In fourth quarter 2018, Malaysia’s economy grew 4.7% driven by resilient private consumption and some recovery from earlier supply disruptions in commodity-related sectors. Overall, the economy grew 4.7% in 2018 supported by resilient private sector spending, lift from net exports and continued expansion in the services and manufacturing sectors.
Speaking to reporters at a briefing on Q4 2018 GDP figures today, BNM governor Datuk Nor Shamsiah Mohd Yunus said global growth is returning to its long-term trend and she does not think that a global crisis will happen.
“Under that situation, with an open economy and having a diversified economic structure, Malaysia will continue to experience quality growth in external demand and that would provide support to growth in 2019,” she added.
In its Q3 bulletin last year, the central bank said trade tensions in the form at that time were expected to weigh down GDP growth this year, by 0.3 to 0.5 percentage points.

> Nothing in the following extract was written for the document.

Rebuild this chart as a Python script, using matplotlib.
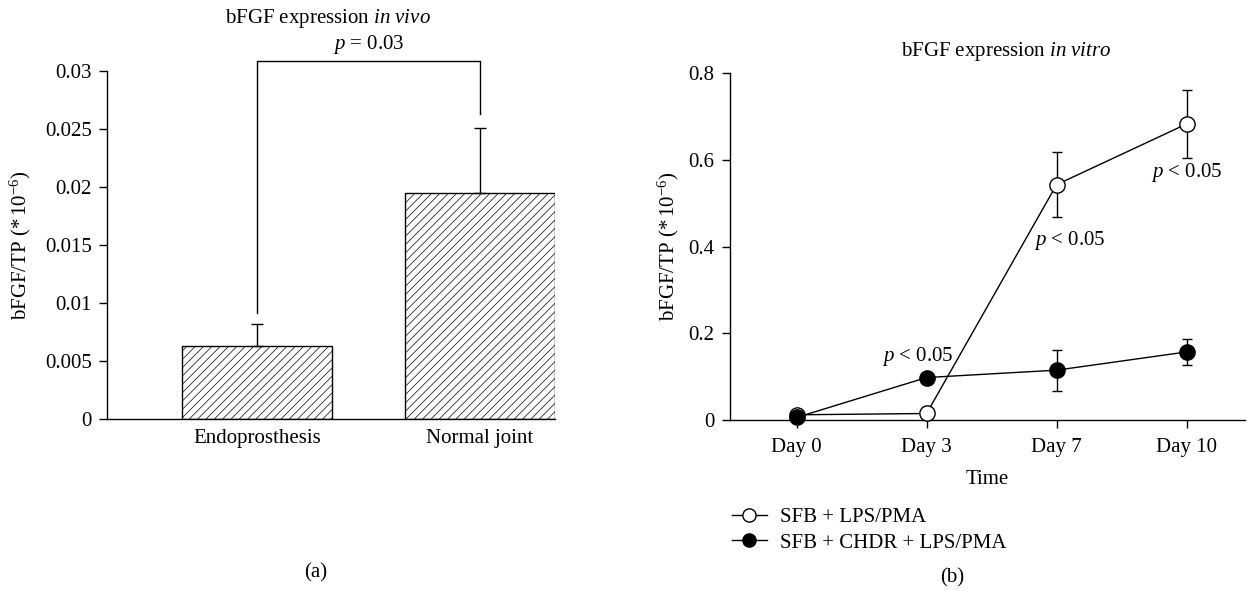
import matplotlib
matplotlib.use("Agg")
import matplotlib.pyplot as plt
from matplotlib.lines import Line2D
import numpy as np

plt.rcParams['font.family'] = ['Liberation Serif', 'DejaVu Serif']
plt.rcParams['mathtext.fontset'] = 'custom'
plt.rcParams['mathtext.rm'] = 'Liberation Serif'
plt.rcParams['mathtext.it'] = 'Liberation Serif:italic'
plt.rcParams['mathtext.bf'] = 'Liberation Serif:bold'
plt.rcParams['hatch.linewidth'] = 0.5

# ---- data: panel (a) ----
bar_categories = ["Endoprosthesis", "Normal joint"]
bar_values = [0.0063, 0.0195]
bar_errors = [0.0019, 0.0056]
bracket_y = 0.0309
bracket_left_bottom = 0.0091
bracket_right_bottom = 0.0263
p_text_a = "$p$ = 0.03"

# ---- data: panel (b) ----
days = ["Day 0", "Day 3", "Day 7", "Day 10"]
sfb_lps = [0.012, 0.015, 0.543, 0.683]
sfb_lps_err = [0.0, 0.0, 0.075, 0.078]
sfb_chdr = [0.006, 0.098, 0.115, 0.157]
sfb_chdr_err = [0.0, 0.0, 0.047, 0.030]
series_labels = ["SFB + LPS/PMA", "SFB + CHDR + LPS/PMA"]
p_labels_b = ["$p$ < 0.05", "$p$ < 0.05", "$p$ < 0.05"]
p_label_pos = [(0.93, 0.146), (2.1, 0.415), (3.0, 0.57)]

fs = 15
W, H = 1249, 590
fig = plt.figure(figsize=(W/100, H/100), dpi=100)

# ---------------- panel (a) ----------------
axa = fig.add_axes([107.3/W, 1-419/H, 447.3/W, 348/H])
x = np.arange(len(bar_categories))
axa.bar(x, bar_values, width=0.676, color='white', edgecolor='black',
        hatch='////', linewidth=1.0, zorder=2)
axa.errorbar(x, bar_values, yerr=[np.zeros(len(bar_errors)), bar_errors],
             fmt='none', ecolor='black', elinewidth=1.0, capsize=4.2,
             capthick=1.0, zorder=3)
axa.plot([0, 0, 1, 1],
         [bracket_left_bottom, bracket_y, bracket_y, bracket_right_bottom],
         color='black', lw=1.0, clip_on=False)
axa.text(0.5, bracket_y + 0.0004, p_text_a, ha='center', va='bottom',
         fontsize=fs)
axa.set_xlim(-0.673, 1.336)
axa.set_ylim(0, 0.03)
axa.set_yticks([0, 0.005, 0.01, 0.015, 0.02, 0.025, 0.03])
axa.set_yticklabels(['0', '0.005', '0.01', '0.015', '0.02', '0.025', '0.03'])
axa.set_xticks(x)
axa.set_xticklabels(bar_categories)
axa.tick_params(axis='x', length=0, pad=7, labelsize=fs)
axa.tick_params(axis='y', length=6, width=1.0, labelsize=fs, pad=5)
for s in ['top', 'right']:
    axa.spines[s].set_visible(False)
for s in ['left', 'bottom']:
    axa.spines[s].set_linewidth(1.0)
axa.set_ylabel(r'bFGF/TP ($*\,10^{-6}$)', fontsize=fs)
axa.yaxis.set_label_coords(-0.166, 0.5)
fig.text(328/W, 1-18.5/H, r'bFGF expression $\mathit{in\ vivo}$',
         ha='center', va='center', fontsize=fs)
fig.text(315.5/W, 1-573/H, '(a)', ha='center', va='center', fontsize=fs)

# ---------------- panel (b) ----------------
axb = fig.add_axes([730/W, 1-420/H, 515/W, 346.7/H])
xd = np.arange(len(days))
axb.errorbar(xd, sfb_lps, yerr=sfb_lps_err, color='black', lw=1.0,
             marker='o', markersize=11, markerfacecolor='white',
             markeredgecolor='black', markeredgewidth=1.0,
             ecolor='black', elinewidth=1.0, capsize=3.5, capthick=1.0,
             zorder=3, clip_on=False)
axb.errorbar(xd, sfb_chdr, yerr=sfb_chdr_err, color='black', lw=1.0,
             marker='o', markersize=11, markerfacecolor='black',
             markeredgecolor='black', markeredgewidth=1.0,
             ecolor='black', elinewidth=1.0, capsize=3.5, capthick=1.0,
             zorder=4, clip_on=False)
for (px, py), t in zip(p_label_pos, p_labels_b):
    axb.text(px, py, t, ha='center', va='center', fontsize=fs)
axb.set_xlim(-0.513, 3.45)
axb.set_ylim(0, 0.8)
axb.set_yticks([0, 0.2, 0.4, 0.6, 0.8])
axb.set_yticklabels(['0', '0.2', '0.4', '0.6', '0.8'])
axb.set_xticks(xd)
axb.set_xticklabels(days)
axb.tick_params(axis='both', length=6, width=1.0, labelsize=fs)
axb.tick_params(axis='x', pad=7)
axb.tick_params(axis='y', pad=5)
for s in ['top', 'right']:
    axb.spines[s].set_visible(False)
for s in ['left', 'bottom']:
    axb.spines[s].set_linewidth(1.0)
axb.set_ylabel(r'bFGF/TP ($*\,10^{-6}$)', fontsize=fs)
axb.yaxis.set_label_coords(-0.095, 0.5)
axb.set_xlabel('Time', fontsize=fs, labelpad=9)
fig.text(1006/W, 1-51.7/H, r'bFGF expression $\mathit{in\ vitro}$',
         ha='center', va='center', fontsize=fs)

handles = [
    Line2D([0], [0], color='black', lw=1.0, marker='o', markersize=9.5,
           markerfacecolor='white', markeredgecolor='black'),
    Line2D([0], [0], color='black', lw=1.0, marker='o', markersize=9.5,
           markerfacecolor='black', markeredgecolor='black'),
]
fig.legend(handles, series_labels, loc='center left',
           bbox_to_anchor=(731.5/W, 1-530/H), frameon=False, fontsize=fs,
           handlelength=1.68, handletextpad=0.63, labelspacing=0.3,
           borderpad=0, borderaxespad=0)
fig.text(951.7/W, 1-578/H, '(b)', ha='center', va='center', fontsize=fs)

fig.savefig('out.png', dpi=100)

“We have not seen that impact from trade tensions. Growth in exports rebounded in Q4 and we are seeing also, within certain segments of the E&E sector, our market share to the US has increased. So there is some sort of trade diversion happening and that has also supported the favourable performance in the external sector,” said Nor Shamsiah.
However, she said there are downside risks which have been imput into BNM’s projections for 2019 which will be announced during the launch of its 2018 Annual Report next month.
She said income growth, amid a stable labour market and policies to buffer the rising cost of living, will drive consumption and lend support to growth.
Malaysia’s current account registered a surplus of RM10.8 billion in Q4 while the full-year current account surplus reached RM33.5 billion.
Headline inflation declined to 0.3% in Q4 mainly due to transport inflation turning negative. In 2018, headline inflation average 1% and it is expected to average moderately higher this year as the impact of the consumption tax policy will start to lapse towards the end of the year.
However, Nor Shamsiah said, underlying inflation is expected to be broadly stable.
She said the total cumulative reserves in terms of foreign currency assets held are enough to buffer any impact of a weaker ringgit on external debt.
“In terms of buffers, we still have current account surplus, excess liquidity in the system and the banks are in a very strong position in terms of the capital that they hold and liquidity that they hold,” she said.
Speaking of the Economic Action Council, Nor Shamsiah said it could look at measures to invigorate private investment such as a review of incentives offered, and issues related to cost of living such as structural issues on how to grow income, policies to lower dependence on foreign workers, and increasing salaries and wages by improving productivity.
On the management changes at Bank Pembangunan, Nor Shamsiah said all development financial institutions (DFIs) face challenges in attracting talent and most of them lack the scale and the diversified nature of operations in order to remain sustainable in the long run.
She said this year, BNM will review the mandates of DFIs to ensure they are able to play their catalytic role in the new economic landscape, and will be engaging with ministries to share its assessment.